[START Raw data]

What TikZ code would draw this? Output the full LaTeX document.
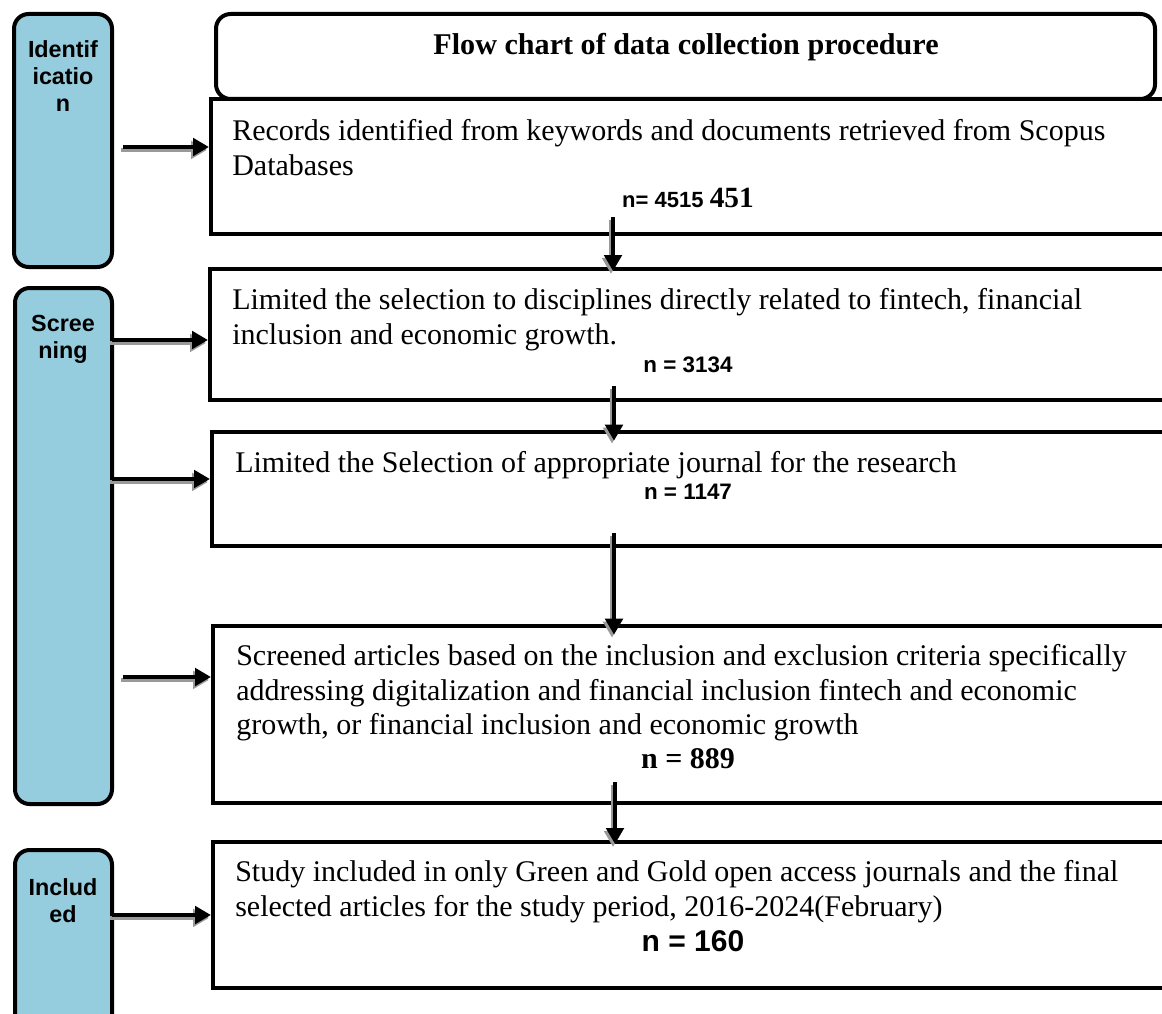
\documentclass[tikz,border=0pt]{standalone}
\usepackage{fontspec}
\setmainfont{Liberation Serif}
\setsansfont{Liberation Sans}
\usetikzlibrary{arrows.meta,fit}
\definecolor{phase}{RGB}{149,205,222}
\begin{document}
\begin{tikzpicture}[x=0.75pt,y=-0.75pt,
  box/.style={draw=black,line width=3pt,inner sep=0pt},
  phasebox/.style={draw=black,fill=phase,line width=3pt,rounded corners=11pt,inner sep=0pt},
  titlebox/.style={draw=black,line width=3pt,rounded corners=11pt,inner sep=0pt},
  phasetxt/.style={font=\sffamily\bfseries\fontsize{17.5}{20.5}\selectfont,align=center,inner sep=0pt},
  bodytxt/.style={font=\fontsize{22.5}{26}\selectfont,align=left,inner sep=0pt,anchor=north west},
  ntxt/.style={font=\sffamily\bfseries\fontsize{16.8}{20}\selectfont,inner sep=0pt},
  arr/.style={line width=3.4pt,-{Triangle[length=12pt,width=13pt]}},
]
\clip (0,0) rectangle (1162,1013);
\fill[white] (0,0) rectangle (1162,1013);
\newcommand\shadarrow[2]{%
  \draw[arr,black!40,transform canvas={xshift=-1.5pt,yshift=-2.2pt}] #1 -- #2;
  \draw[arr] #1 -- #2;}

% phase boxes
\node[phasebox,fit={(14,14)(112,267)}] (pid) {};
\node[phasebox,fit={(15,288)(112,804)}] (pscr) {};
\node[phasebox,fit={(15,850)(112,1040)}] (pinc) {};
\node[phasetxt,anchor=north] (tid) at (63,40) {Identif\\icatio\\n};
\node[phasetxt,anchor=north] (tscr) at (63,315) {Scree\\ning};
\node[phasetxt,anchor=north] (tinc) at (63,878) {Includ\\ed};

% title box
\node[titlebox,fit={(216,14)(1155,99)}] (title) {};
\node[font=\bfseries\fontsize{22.6}{26}\selectfont,inner sep=0pt] (ttl) at (686,47) {Flow chart of data collection procedure};

% step boxes
\node[box,fit={(211,99)(1180,234)}] (b1) {};
\node[box,fit={(210,269)(1180,400)}] (b2) {};
\node[box,fit={(212,432)(1180,546)}] (b3) {};
\node[box,fit={(213,626)(1180,803)}] (b4) {};
\node[box,fit={(213,842)(1180,988)}] (b5) {};

% texts
\node[bodytxt] (t1) at (232,119) {Records identified from keywords and documents retrieved from Scopus\\Databases};
\node[ntxt] (n1) at (688,198) {{\fontsize{16.5}{19}\selectfont n= 4515} {\rmfamily\fontsize{22}{25}\selectfont 451}};
\node[bodytxt] (t2) at (232,288) {Limited the selection to disciplines directly related to fintech, financial\\inclusion and economic growth.};
\node[ntxt] (n2) at (688,365) {n = 3134};
\node[bodytxt] (t3) at (235,451) {Limited the Selection of appropriate journal for the research};
\node[ntxt] (n3) at (688,492) {n = 1147};
\node[bodytxt] (t4) at (236,644) {Screened articles based on the inclusion and exclusion criteria specifically\\addressing digitalization and financial inclusion fintech and economic\\growth, or financial inclusion and economic growth};
\node[font=\bfseries\fontsize{22.5}{26}\selectfont,inner sep=0pt] (n4) at (688,759) {n = 889};
\node[bodytxt] (t5) at (235,860) {Study included in only Green and Gold open access journals and the final\\selected articles for the study period, 2016-2024(February)};
\node[ntxt,font=\sffamily\bfseries\fontsize{22.5}{26}\selectfont] (n5) at (693,941) {n = 160};

% vertical arrow start points
\coordinate (v1) at (613,217);
\coordinate (v2) at (614,386);
\coordinate (v3) at (614,533);
\coordinate (v4) at (615,782);
\shadarrow{(v1)}{([yshift=-3pt]b2.north -| v1)}
\shadarrow{(v2)}{([yshift=-8pt]b3.north -| v2)}
\shadarrow{(v3)}{([yshift=-8pt]b4.north -| v3)}
\shadarrow{(v4)}{([yshift=-3pt]b5.north -| v4)}

% horizontal arrows
\coordinate (h1) at (123,147);
\coordinate (h2) at (112,340);
\coordinate (h3) at (112,479);
\coordinate (h4) at (123,677);
\coordinate (h5) at (112,915);
\shadarrow{(h1)}{(b1.west |- h1)}
\shadarrow{(h2)}{(b2.west |- h2)}
\shadarrow{(h3)}{(b3.west |- h3)}
\shadarrow{(h4)}{(b4.west |- h4)}
\shadarrow{(h5)}{(b5.west |- h5)}
\end{tikzpicture}
\end{document}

[END Raw data]

Written task:
Reproduce all of the data exactly; the pictures do not belong in the copy.

Reply:
What TikZ code would draw this? Output the full LaTeX document.
\documentclass[tikz,border=0pt]{standalone}
\usepackage{fontspec}
\setmainfont{Liberation Serif}
\setsansfont{Liberation Sans}
\usetikzlibrary{arrows.meta,fit}
\definecolor{phase}{RGB}{149,205,222}
\begin{document}
\begin{tikzpicture}[x=0.75pt,y=-0.75pt,
  box/.style={draw=black,line width=3pt,inner sep=0pt},
  phasebox/.style={draw=black,fill=phase,line width=3pt,rounded corners=11pt,inner sep=0pt},
  titlebox/.style={draw=black,line width=3pt,rounded corners=11pt,inner sep=0pt},
  phasetxt/.style={font=\sffamily\bfseries\fontsize{17.5}{20.5}\selectfont,align=center,inner sep=0pt},
  bodytxt/.style={font=\fontsize{22.5}{26}\selectfont,align=left,inner sep=0pt,anchor=north west},
  ntxt/.style={font=\sffamily\bfseries\fontsize{16.8}{20}\selectfont,inner sep=0pt},
  arr/.style={line width=3.4pt,-{Triangle[length=12pt,width=13pt]}},
]
\clip (0,0) rectangle (1162,1013);
\fill[white] (0,0) rectangle (1162,1013);
\newcommand\shadarrow[2]{%
  \draw[arr,black!40,transform canvas={xshift=-1.5pt,yshift=-2.2pt}] #1 -- #2;
  \draw[arr] #1 -- #2;}

% phase boxes
\node[phasebox,fit={(14,14)(112,267)}] (pid) {};
\node[phasebox,fit={(15,288)(112,804)}] (pscr) {};
\node[phasebox,fit={(15,850)(112,1040)}] (pinc) {};
\node[phasetxt,anchor=north] (tid) at (63,40) {Identif\\icatio\\n};
\node[phasetxt,anchor=north] (tscr) at (63,315) {Scree\\ning};
\node[phasetxt,anchor=north] (tinc) at (63,878) {Includ\\ed};

% title box
\node[titlebox,fit={(216,14)(1155,99)}] (title) {};
\node[font=\bfseries\fontsize{22.6}{26}\selectfont,inner sep=0pt] (ttl) at (686,47) {Flow chart of data collection procedure};

% step boxes
\node[box,fit={(211,99)(1180,234)}] (b1) {};
\node[box,fit={(210,269)(1180,400)}] (b2) {};
\node[box,fit={(212,432)(1180,546)}] (b3) {};
\node[box,fit={(213,626)(1180,803)}] (b4) {};
\node[box,fit={(213,842)(1180,988)}] (b5) {};

% texts
\node[bodytxt] (t1) at (232,119) {Records identified from keywords and documents retrieved from Scopus\\Databases};
\node[ntxt] (n1) at (688,198) {{\fontsize{16.5}{19}\selectfont n= 4515} {\rmfamily\fontsize{22}{25}\selectfont 451}};
\node[bodytxt] (t2) at (232,288) {Limited the selection to disciplines directly related to fintech, financial\\inclusion and economic growth.};
\node[ntxt] (n2) at (688,365) {n = 3134};
\node[bodytxt] (t3) at (235,451) {Limited the Selection of appropriate journal for the research};
\node[ntxt] (n3) at (688,492) {n = 1147};
\node[bodytxt] (t4) at (236,644) {Screened articles based on the inclusion and exclusion criteria specifically\\addressing digitalization and financial inclusion fintech and economic\\growth, or financial inclusion and economic growth};
\node[font=\bfseries\fontsize{22.5}{26}\selectfont,inner sep=0pt] (n4) at (688,759) {n = 889};
\node[bodytxt] (t5) at (235,860) {Study included in only Green and Gold open access journals and the final\\selected articles for the study period, 2016-2024(February)};
\node[ntxt,font=\sffamily\bfseries\fontsize{22.5}{26}\selectfont] (n5) at (693,941) {n = 160};

% vertical arrow start points
\coordinate (v1) at (613,217);
\coordinate (v2) at (614,386);
\coordinate (v3) at (614,533);
\coordinate (v4) at (615,782);
\shadarrow{(v1)}{([yshift=-3pt]b2.north -| v1)}
\shadarrow{(v2)}{([yshift=-8pt]b3.north -| v2)}
\shadarrow{(v3)}{([yshift=-8pt]b4.north -| v3)}
\shadarrow{(v4)}{([yshift=-3pt]b5.north -| v4)}

% horizontal arrows
\coordinate (h1) at (123,147);
\coordinate (h2) at (112,340);
\coordinate (h3) at (112,479);
\coordinate (h4) at (123,677);
\coordinate (h5) at (112,915);
\shadarrow{(h1)}{(b1.west |- h1)}
\shadarrow{(h2)}{(b2.west |- h2)}
\shadarrow{(h3)}{(b3.west |- h3)}
\shadarrow{(h4)}{(b4.west |- h4)}
\shadarrow{(h5)}{(b5.west |- h5)}
\end{tikzpicture}
\end{document}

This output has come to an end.